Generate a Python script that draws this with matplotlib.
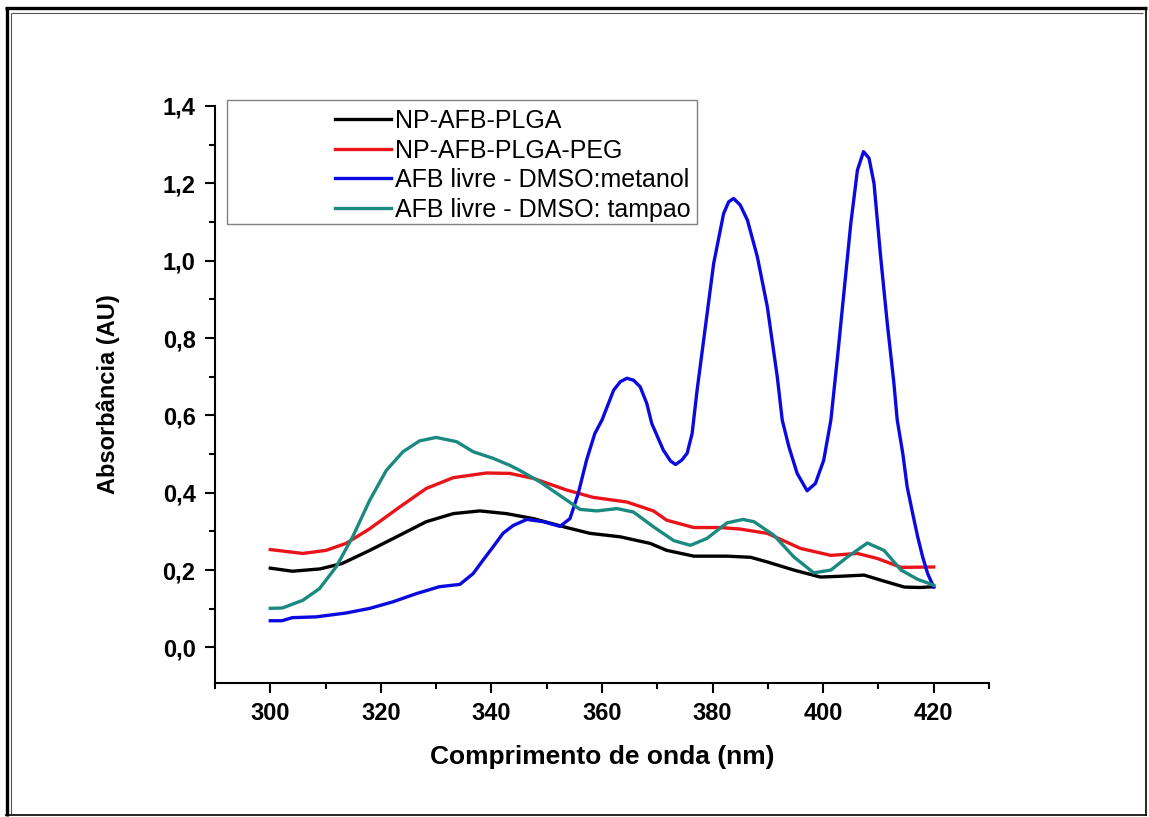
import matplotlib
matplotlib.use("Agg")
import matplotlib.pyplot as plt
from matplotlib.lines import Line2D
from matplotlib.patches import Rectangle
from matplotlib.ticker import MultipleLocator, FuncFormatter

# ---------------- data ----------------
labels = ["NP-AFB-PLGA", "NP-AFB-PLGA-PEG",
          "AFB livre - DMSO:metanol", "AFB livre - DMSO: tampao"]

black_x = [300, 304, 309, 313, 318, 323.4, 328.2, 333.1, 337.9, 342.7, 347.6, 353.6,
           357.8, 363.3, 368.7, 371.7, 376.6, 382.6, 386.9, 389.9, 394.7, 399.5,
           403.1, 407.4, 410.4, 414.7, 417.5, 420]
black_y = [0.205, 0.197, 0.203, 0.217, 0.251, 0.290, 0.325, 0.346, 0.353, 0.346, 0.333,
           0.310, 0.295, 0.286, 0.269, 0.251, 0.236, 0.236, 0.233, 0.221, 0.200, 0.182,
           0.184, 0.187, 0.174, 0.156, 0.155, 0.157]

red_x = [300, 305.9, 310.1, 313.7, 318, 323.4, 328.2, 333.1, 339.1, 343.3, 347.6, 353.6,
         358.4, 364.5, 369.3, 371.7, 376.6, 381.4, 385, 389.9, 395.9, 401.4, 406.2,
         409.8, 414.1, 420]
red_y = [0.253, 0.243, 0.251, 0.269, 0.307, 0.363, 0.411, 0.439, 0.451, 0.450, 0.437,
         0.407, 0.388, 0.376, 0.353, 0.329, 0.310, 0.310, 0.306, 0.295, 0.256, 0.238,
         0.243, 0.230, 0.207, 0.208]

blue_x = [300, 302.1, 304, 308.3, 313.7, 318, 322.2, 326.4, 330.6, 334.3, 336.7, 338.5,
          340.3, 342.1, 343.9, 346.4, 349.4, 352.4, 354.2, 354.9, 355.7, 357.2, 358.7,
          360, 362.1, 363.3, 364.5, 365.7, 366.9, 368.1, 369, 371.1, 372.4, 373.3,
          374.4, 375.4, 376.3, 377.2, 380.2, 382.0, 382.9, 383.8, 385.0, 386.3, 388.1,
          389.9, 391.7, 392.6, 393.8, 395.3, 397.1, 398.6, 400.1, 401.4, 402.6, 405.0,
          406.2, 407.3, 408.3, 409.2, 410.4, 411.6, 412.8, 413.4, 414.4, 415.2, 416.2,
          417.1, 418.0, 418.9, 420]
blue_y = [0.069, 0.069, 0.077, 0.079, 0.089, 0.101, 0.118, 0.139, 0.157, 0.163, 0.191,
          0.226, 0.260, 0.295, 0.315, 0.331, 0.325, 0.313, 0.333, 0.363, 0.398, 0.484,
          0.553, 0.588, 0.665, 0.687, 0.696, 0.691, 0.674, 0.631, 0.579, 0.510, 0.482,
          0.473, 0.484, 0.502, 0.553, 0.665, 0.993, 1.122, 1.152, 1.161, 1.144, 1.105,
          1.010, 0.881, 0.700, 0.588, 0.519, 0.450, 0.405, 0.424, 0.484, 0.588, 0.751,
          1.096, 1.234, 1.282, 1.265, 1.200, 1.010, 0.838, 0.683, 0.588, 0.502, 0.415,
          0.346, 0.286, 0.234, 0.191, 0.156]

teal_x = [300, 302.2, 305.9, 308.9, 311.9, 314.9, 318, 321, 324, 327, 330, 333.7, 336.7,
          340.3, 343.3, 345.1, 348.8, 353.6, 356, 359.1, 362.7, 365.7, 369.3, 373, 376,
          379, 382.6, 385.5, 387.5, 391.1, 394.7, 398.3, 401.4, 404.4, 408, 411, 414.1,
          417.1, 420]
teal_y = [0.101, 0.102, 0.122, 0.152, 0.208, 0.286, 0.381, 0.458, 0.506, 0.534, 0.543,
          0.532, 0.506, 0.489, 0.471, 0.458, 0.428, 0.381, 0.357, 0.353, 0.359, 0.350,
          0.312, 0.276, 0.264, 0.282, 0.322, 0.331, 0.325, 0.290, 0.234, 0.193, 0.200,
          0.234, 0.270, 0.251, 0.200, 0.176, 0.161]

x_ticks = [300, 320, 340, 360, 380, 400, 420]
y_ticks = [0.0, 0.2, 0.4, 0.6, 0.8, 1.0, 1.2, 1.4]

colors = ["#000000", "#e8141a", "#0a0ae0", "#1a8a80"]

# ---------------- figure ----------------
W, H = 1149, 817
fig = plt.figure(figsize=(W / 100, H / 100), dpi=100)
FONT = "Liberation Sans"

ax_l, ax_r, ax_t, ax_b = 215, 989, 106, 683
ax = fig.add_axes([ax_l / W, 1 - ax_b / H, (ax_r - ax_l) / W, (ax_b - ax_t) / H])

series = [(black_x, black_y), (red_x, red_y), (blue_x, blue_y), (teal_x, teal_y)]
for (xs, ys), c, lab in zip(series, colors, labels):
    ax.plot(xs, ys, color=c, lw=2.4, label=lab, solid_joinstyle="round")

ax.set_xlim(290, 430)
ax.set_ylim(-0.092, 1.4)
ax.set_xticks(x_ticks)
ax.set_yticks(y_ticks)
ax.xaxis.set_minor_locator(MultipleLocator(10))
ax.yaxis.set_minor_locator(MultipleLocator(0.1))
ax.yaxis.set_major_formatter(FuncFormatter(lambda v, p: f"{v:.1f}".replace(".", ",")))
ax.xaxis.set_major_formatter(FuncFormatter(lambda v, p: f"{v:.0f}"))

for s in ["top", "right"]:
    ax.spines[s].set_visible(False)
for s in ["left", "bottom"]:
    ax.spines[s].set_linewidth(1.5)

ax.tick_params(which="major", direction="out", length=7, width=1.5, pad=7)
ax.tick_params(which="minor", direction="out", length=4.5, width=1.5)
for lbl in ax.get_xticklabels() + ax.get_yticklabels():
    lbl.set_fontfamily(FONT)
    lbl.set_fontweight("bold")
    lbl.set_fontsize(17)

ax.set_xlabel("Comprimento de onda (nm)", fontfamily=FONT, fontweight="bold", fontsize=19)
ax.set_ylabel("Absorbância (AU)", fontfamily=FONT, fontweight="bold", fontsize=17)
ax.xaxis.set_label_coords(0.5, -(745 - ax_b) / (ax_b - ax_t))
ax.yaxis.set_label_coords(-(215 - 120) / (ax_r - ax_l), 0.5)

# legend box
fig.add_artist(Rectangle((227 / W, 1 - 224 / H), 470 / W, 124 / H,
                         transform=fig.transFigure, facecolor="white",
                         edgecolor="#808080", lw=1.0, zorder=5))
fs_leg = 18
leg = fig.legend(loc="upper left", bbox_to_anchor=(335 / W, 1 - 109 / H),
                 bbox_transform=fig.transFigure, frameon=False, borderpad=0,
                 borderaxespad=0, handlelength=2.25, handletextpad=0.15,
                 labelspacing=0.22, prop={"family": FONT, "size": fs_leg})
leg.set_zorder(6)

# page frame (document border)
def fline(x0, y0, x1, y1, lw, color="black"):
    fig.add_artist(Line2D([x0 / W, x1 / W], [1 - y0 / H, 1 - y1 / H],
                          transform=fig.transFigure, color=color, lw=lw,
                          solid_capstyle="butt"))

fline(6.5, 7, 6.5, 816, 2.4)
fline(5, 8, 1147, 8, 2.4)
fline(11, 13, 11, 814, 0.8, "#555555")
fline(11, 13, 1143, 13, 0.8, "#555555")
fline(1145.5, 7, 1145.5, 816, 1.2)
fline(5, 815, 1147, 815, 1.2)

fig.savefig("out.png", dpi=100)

### EXERCISE DIRECTIONS
Pull out all lines in the data above that include "matplotlib".

### EXERCISE SOLUTION
Generate a Python script that draws this with matplotlib.
import matplotlib
matplotlib.use("Agg")
import matplotlib.pyplot as plt
from matplotlib.lines import Line2D
from matplotlib.patches import Rectangle
from matplotlib.ticker import MultipleLocator, FuncFormatter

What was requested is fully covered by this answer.